_Task brief_:
Don't include pictures. Quote the lines below from the first through the line that contains "import seaborn as sns".

_Recorded information_:
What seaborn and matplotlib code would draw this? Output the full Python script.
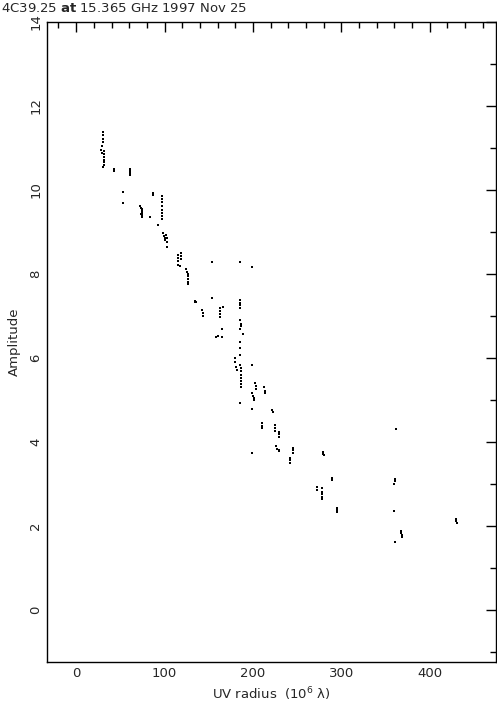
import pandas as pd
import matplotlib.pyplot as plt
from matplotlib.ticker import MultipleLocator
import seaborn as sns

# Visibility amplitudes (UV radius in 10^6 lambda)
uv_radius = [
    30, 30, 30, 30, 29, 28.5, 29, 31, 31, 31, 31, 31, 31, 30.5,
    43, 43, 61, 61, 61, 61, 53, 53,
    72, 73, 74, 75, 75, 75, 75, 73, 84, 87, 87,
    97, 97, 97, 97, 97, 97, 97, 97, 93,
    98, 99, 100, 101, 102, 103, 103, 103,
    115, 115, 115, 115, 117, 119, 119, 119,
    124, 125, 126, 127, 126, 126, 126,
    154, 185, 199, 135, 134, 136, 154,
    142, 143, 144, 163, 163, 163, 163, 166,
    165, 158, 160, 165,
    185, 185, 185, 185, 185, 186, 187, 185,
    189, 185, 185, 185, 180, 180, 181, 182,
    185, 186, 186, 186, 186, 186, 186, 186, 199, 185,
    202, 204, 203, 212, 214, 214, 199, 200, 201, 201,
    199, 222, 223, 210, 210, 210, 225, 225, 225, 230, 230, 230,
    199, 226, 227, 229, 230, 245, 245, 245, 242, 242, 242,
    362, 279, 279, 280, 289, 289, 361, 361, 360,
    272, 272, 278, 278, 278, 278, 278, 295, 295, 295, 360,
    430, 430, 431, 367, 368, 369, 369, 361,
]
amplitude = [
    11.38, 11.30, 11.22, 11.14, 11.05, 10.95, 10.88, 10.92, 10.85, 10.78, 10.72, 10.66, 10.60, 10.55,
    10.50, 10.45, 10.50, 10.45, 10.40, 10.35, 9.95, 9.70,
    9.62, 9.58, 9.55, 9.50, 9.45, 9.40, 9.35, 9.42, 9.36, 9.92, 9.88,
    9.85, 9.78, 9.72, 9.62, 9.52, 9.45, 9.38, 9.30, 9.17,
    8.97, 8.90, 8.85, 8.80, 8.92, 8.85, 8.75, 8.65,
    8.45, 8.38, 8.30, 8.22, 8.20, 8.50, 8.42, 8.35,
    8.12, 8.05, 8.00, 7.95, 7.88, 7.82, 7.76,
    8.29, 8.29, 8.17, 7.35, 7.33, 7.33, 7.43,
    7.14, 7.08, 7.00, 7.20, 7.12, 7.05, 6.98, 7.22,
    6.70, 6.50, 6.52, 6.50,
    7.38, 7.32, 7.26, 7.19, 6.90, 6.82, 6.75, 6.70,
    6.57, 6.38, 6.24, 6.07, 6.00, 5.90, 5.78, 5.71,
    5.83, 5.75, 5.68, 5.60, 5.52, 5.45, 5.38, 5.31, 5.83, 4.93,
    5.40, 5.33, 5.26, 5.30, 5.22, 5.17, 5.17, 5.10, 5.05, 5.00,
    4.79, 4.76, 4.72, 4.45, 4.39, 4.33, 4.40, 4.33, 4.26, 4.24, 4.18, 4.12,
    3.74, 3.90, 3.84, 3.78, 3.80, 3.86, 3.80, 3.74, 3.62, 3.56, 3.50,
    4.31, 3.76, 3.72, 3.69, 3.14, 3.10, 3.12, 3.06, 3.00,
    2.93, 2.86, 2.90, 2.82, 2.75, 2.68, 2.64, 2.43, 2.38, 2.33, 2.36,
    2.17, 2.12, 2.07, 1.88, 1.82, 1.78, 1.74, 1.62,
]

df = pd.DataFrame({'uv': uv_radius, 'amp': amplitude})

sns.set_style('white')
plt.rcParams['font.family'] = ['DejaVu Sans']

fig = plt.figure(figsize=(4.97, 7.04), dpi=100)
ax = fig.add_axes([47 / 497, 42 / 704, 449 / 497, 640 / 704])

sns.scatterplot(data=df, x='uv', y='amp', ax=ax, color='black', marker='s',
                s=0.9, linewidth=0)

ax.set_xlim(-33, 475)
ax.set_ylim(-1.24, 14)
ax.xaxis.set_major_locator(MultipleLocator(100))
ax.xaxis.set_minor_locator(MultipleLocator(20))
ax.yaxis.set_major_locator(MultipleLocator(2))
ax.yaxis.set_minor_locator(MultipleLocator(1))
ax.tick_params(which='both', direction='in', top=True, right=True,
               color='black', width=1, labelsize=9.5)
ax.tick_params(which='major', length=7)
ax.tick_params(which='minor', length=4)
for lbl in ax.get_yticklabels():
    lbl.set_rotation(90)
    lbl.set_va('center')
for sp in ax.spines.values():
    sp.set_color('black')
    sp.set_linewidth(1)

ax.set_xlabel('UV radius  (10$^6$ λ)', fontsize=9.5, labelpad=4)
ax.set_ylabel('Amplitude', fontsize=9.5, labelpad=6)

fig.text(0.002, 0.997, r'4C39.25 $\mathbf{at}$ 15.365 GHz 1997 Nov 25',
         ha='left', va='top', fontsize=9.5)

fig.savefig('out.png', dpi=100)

_Complete response_:
What seaborn and matplotlib code would draw this? Output the full Python script.
import pandas as pd
import matplotlib.pyplot as plt
from matplotlib.ticker import MultipleLocator
import seaborn as sns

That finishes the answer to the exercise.